"""
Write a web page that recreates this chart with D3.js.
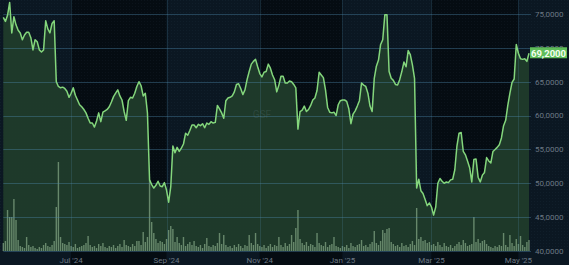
<!DOCTYPE html>
<html>
<head>
<meta charset="utf-8">
<script src="https://cdn.jsdelivr.net/npm/d3@7"></script>
<style>
body { margin: 0; background: #08121b; overflow: hidden; }
svg { display: block; }
</style>
</head>
<body>
<div id="chart"></div>
<script>
// daily closing prices (EUR), one per trading day
var closes = [
    74.5, 73.9, 74.8, 76.7, 72.2, 74.6, 73.4, 72.6, 72.2, 71.2,
    71.9, 72.3, 72.3, 71.5, 69.7, 71.2, 70.9, 69.7, 69.4, 69.7,
    74.0, 72.8, 72.2, 73.6, 74.0, 65.0, 64.3, 64.1, 64.2, 64.0,
    63.6, 62.7, 63.3, 64.1, 63.0, 62.3, 61.6, 61.3, 60.9, 60.4,
    59.6, 58.9, 58.9, 58.3, 59.2, 60.4, 59.1, 60.5, 60.7, 60.9,
    61.3, 62.0, 62.8, 63.3, 63.8, 62.9, 62.3, 60.6, 59.3, 62.2,
    62.7, 62.6, 63.3, 64.3, 65.0, 64.4, 62.9, 63.3, 60.4, 50.5,
    49.8, 49.3, 49.7, 50.3, 49.6, 49.5, 50.1, 49.0, 47.2, 49.5,
    55.5, 54.5, 55.3, 54.7, 55.2, 55.8, 57.4, 57.1, 57.8, 58.6,
    58.6, 58.2, 58.7, 58.5, 58.8, 58.2, 58.9, 58.7, 59.1, 58.9,
    59.0, 61.5, 61.0, 60.4, 59.6, 62.2, 62.6, 62.7, 62.9, 63.5,
    64.6, 64.7, 64.0, 63.1, 63.8, 65.3, 66.5, 67.6, 68.0, 68.3,
    67.2, 66.2, 65.7, 66.4, 66.5, 67.6, 67.0, 66.0, 65.3, 63.5,
    64.5, 65.8, 65.8, 64.8, 64.8, 65.1, 65.0, 64.6, 64.1, 58.0,
    60.6, 60.8, 61.4, 60.6, 60.9, 61.5, 62.3, 62.6, 63.7, 66.4,
    66.0, 65.6, 63.8, 61.2, 60.5, 60.4, 60.5, 60.0, 61.6, 62.2,
    62.3, 62.3, 62.1, 61.0, 58.8, 60.2, 60.7, 61.4, 62.2, 64.8,
    64.5, 64.3, 63.3, 61.4, 60.6, 65.5, 67.3, 68.2, 70.5, 71.2,
    74.9, 74.9, 66.5, 65.5, 65.2, 64.6, 64.5, 65.3, 66.5, 67.9,
    67.2, 69.6, 69.0, 67.5, 65.5, 49.3, 50.6, 48.9, 48.5, 47.6,
    46.7, 47.1, 46.5, 45.3, 46.5, 50.0, 50.7, 50.3, 50.0, 50.2,
    50.1, 50.5, 50.6, 52.0, 55.5, 57.4, 57.5, 54.7, 54.2, 53.3,
    52.3, 50.2, 53.5, 53.6, 50.9, 50.2, 51.2, 51.6, 53.8, 53.3,
    53.0, 54.7, 55.0, 55.3, 55.7, 56.7, 58.5, 59.3, 61.5, 63.3,
    64.9, 65.4, 70.5, 69.2, 68.4, 68.3, 68.4, 68.0, 69.2
];

// daily volume (thousand shares)
var volumes = [
    8, 10, 41, 34, 34, 52, 31, 11, 5, 4,
    3, 14, 6, 4, 5, 3, 2, 4, 3, 6,
    8, 5, 4, 6, 10, 44, 89, 14, 8, 7,
    6, 9, 5, 4, 7, 3, 4, 5, 6, 8,
    15, 6, 4, 5, 3, 7, 5, 8, 4, 3,
    5, 4, 6, 3, 5, 7, 4, 11, 6, 5,
    4, 7, 5, 10, 10, 6, 19, 9, 14, 71,
    29, 18, 12, 8, 10, 9, 7, 12, 21, 25,
    22, 9, 14, 8, 6, 14, 5, 7, 9, 6,
    10, 5, 4, 6, 3, 7, 13, 5, 4, 6,
    5, 8, 18, 7, 16, 6, 4, 5, 3, 6,
    4, 7, 5, 3, 6, 5, 16, 8, 6, 18,
    7, 5, 4, 6, 3, 5, 7, 4, 6, 5,
    14, 6, 4, 8, 5, 7, 16, 9, 23, 41,
    12, 8, 6, 9, 5, 7, 6, 4, 18, 8,
    6, 5, 9, 4, 6, 7, 14, 5, 4, 3,
    5, 4, 6, 3, 8, 5, 4, 6, 7, 11,
    5, 6, 4, 7, 9, 20, 8, 6, 10, 21,
    18, 22, 23, 9, 7, 5, 6, 4, 8, 5,
    6, 4, 7, 10, 6, 43, 12, 14, 10, 11,
    8, 9, 6, 7, 5, 9, 6, 4, 8, 5,
    4, 6, 3, 5, 7, 9, 6, 11, 8, 5,
    6, 7, 34, 9, 12, 8, 10, 11, 7, 5,
    4, 3, 5, 4, 6, 5, 18, 6, 4, 16,
    8, 5, 12, 7, 15, 6, 4, 9, 11
];

var priceTicks = [40, 45, 50, 55, 60, 65, 70, 75];
var tickMonths = [6, 8, 10, 0, 2, 4];   // Jul, Sep, Nov, Jan, Mar, May
var startDate = "2024-05-16";
var holidays = ["2024-12-24", "2024-12-25", "2024-12-26", "2024-12-31",
                "2025-01-01", "2025-04-18", "2025-04-21", "2025-05-01"];
var lastPrice = 69.2;
var watermark = "GSF";

var width = 569,
    height = 265,
    plotLeft = 3.3,
    plotRight = 529,
    plotBottom = 251,
    gridRight = 531;

// trading calendar (weekdays minus exchange holidays)
var parseDate = d3.utcParse("%Y-%m-%d"),
    fmtDay = d3.utcFormat("%Y-%m-%d"),
    fmtMonth = d3.utcFormat("%b '%y");

var dates = [];
var day = parseDate(startDate);
while (dates.length < closes.length)
{
    var wd = day.getUTCDay();
    if (wd != 0 && wd != 6 && holidays.indexOf(fmtDay(day)) < 0) dates.push(day);
    day = d3.utcDay.offset(day, 1);
}

var data = closes.map(function(c, i) { return {i: i, date: dates[i], close: c, volume: volumes[i]}; });

var monthTicks = data.filter(function(d, i) {
    return i > 0 && d.date.getUTCMonth() != dates[i - 1].getUTCMonth() && tickMonths.indexOf(d.date.getUTCMonth()) >= 0;
});

var de = d3.formatLocale({decimal: ",", thousands: ".", grouping: [3], currency: ["", " €"]});
var fmtPrice = de.format(".4f");

// scales
var x = d3.scaleLinear()
    .domain([0, closes.length - 1])
    .range([plotLeft, plotRight]);

var y = d3.scaleLinear()
    .domain([40, 75])
    .range([plotBottom, 14]);

var yVol = d3.scaleLinear()
    .domain([0, d3.max(volumes)])
    .range([plotBottom, 162]);

var svg = d3.select("#chart").append("svg")
    .attr("width", width)
    .attr("height", height);

// alternating background bands between month ticks
var edges = [0].concat(monthTicks.map(function(d) { return x(d.i); })).concat([width]);
var bands = d3.pairs(edges);

svg.append("g").selectAll("rect")
    .data(bands)
    .enter().append("rect")
    .attr("x", function(d) { return d[0]; })
    .attr("y", 0)
    .attr("width", function(d) { return d[1] - d[0]; })
    .attr("height", height)
    .attr("fill", function(d, i) { return i % 2 == 0 ? "#0b1722" : "#050c12"; });

// faint dot texture
var defs = svg.append("defs");
var pat = defs.append("pattern")
    .attr("id", "dots")
    .attr("width", 3)
    .attr("height", 3)
    .attr("patternUnits", "userSpaceOnUse");
pat.append("rect")
    .attr("width", 1)
    .attr("height", 1)
    .attr("fill", "rgba(120,160,190,0.05)");

svg.append("rect")
    .attr("width", width)
    .attr("height", plotBottom)
    .attr("fill", "url(#dots)");

// price area
var area = d3.area()
    .x(function(d) { return x(d.i); })
    .y0(plotBottom)
    .y1(function(d) { return y(d.close); });

svg.append("path")
    .datum(data)
    .attr("d", area)
    .attr("fill", "#1f3b2a")
    .attr("fill-opacity", 0.97);

// volume bars
svg.append("g").selectAll("rect")
    .data(data)
    .enter().append("rect")
    .attr("x", function(d) { return x(d.i) - 0.7; })
    .attr("y", function(d) { return yVol(d.volume); })
    .attr("width", 1.4)
    .attr("height", function(d) { return plotBottom - yVol(d.volume); })
    .attr("fill", "#86aa88")
    .attr("fill-opacity", 0.7);

// grid lines
svg.append("g").selectAll("line")
    .data(priceTicks)
    .enter().append("line")
    .attr("x1", plotLeft)
    .attr("x2", gridRight)
    .attr("y1", function(d) { return Math.round(y(d)) + 0.5; })
    .attr("y2", function(d) { return Math.round(y(d)) + 0.5; })
    .attr("stroke", "rgba(80,140,175,0.38)")
    .attr("stroke-width", 1);

svg.append("g").selectAll("line")
    .data(monthTicks)
    .enter().append("line")
    .attr("x1", function(d) { return Math.round(x(d.i)) + 0.5; })
    .attr("x2", function(d) { return Math.round(x(d.i)) + 0.5; })
    .attr("y1", 0)
    .attr("y2", plotBottom)
    .attr("stroke", "rgba(80,140,175,0.22)")
    .attr("stroke-width", 1);

// watermark
svg.append("text")
    .attr("x", 262)
    .attr("y", 118)
    .attr("text-anchor", "middle")
    .style("font-family", "Roboto, 'DejaVu Sans', sans-serif")
    .style("font-size", "10px")
    .attr("fill", "rgba(130,150,160,0.18)")
    .text(watermark);

// price line
var line = d3.line()
    .x(function(d) { return x(d.i); })
    .y(function(d) { return y(d.close); });

svg.append("path")
    .datum(data)
    .attr("d", line)
    .attr("fill", "none")
    .attr("stroke", "#84d67c")
    .attr("stroke-width", 1.5)
    .attr("stroke-linejoin", "round");

// right price axis
svg.append("g").selectAll("text")
    .data(priceTicks)
    .enter().append("text")
    .attr("x", 535)
    .attr("y", function(d) { return y(d); })
    .attr("dy", "0.35em")
    .style("font-family", "Roboto, 'DejaVu Sans', sans-serif")
    .style("font-size", "8px")
    .attr("fill", "#6b7784")
    .text(function(d) { return fmtPrice(d); });

// bottom date axis
svg.append("g").selectAll("text")
    .data(monthTicks)
    .enter().append("text")
    .attr("x", function(d) { return x(d.i); })
    .attr("y", 263)
    .attr("text-anchor", "middle")
    .style("font-family", "Roboto, 'DejaVu Sans', sans-serif")
    .style("font-size", "8px")
    .attr("fill", "#6b7784")
    .text(function(d) { return fmtMonth(d.date); });

// last price tag (covers part of the 70 label, as in the original)
var tag = svg.append("g")
    .attr("transform", "translate(530," + y(lastPrice) + ")");

tag.append("rect")
    .attr("x", 0)
    .attr("y", -6)
    .attr("width", 37)
    .attr("height", 11)
    .attr("fill", "#5fbd5a");

tag.append("text")
    .attr("x", 18.5)
    .attr("y", 0)
    .attr("dy", "0.35em")
    .attr("text-anchor", "middle")
    .style("font-family", "Roboto, 'DejaVu Sans', sans-serif")
    .style("font-size", "9.5px")
    .style("font-weight", "bold")
    .attr("fill", "#f4fff0")
    .text(fmtPrice(lastPrice));
</script>
</body>
</html>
"""
**Instructions to follow:**
Return all lines with the word "chart" in them.

**Answer in full:**
Write a web page that recreates this chart with D3.js.
<div id="chart"></div>
var svg = d3.select("#chart").append("svg")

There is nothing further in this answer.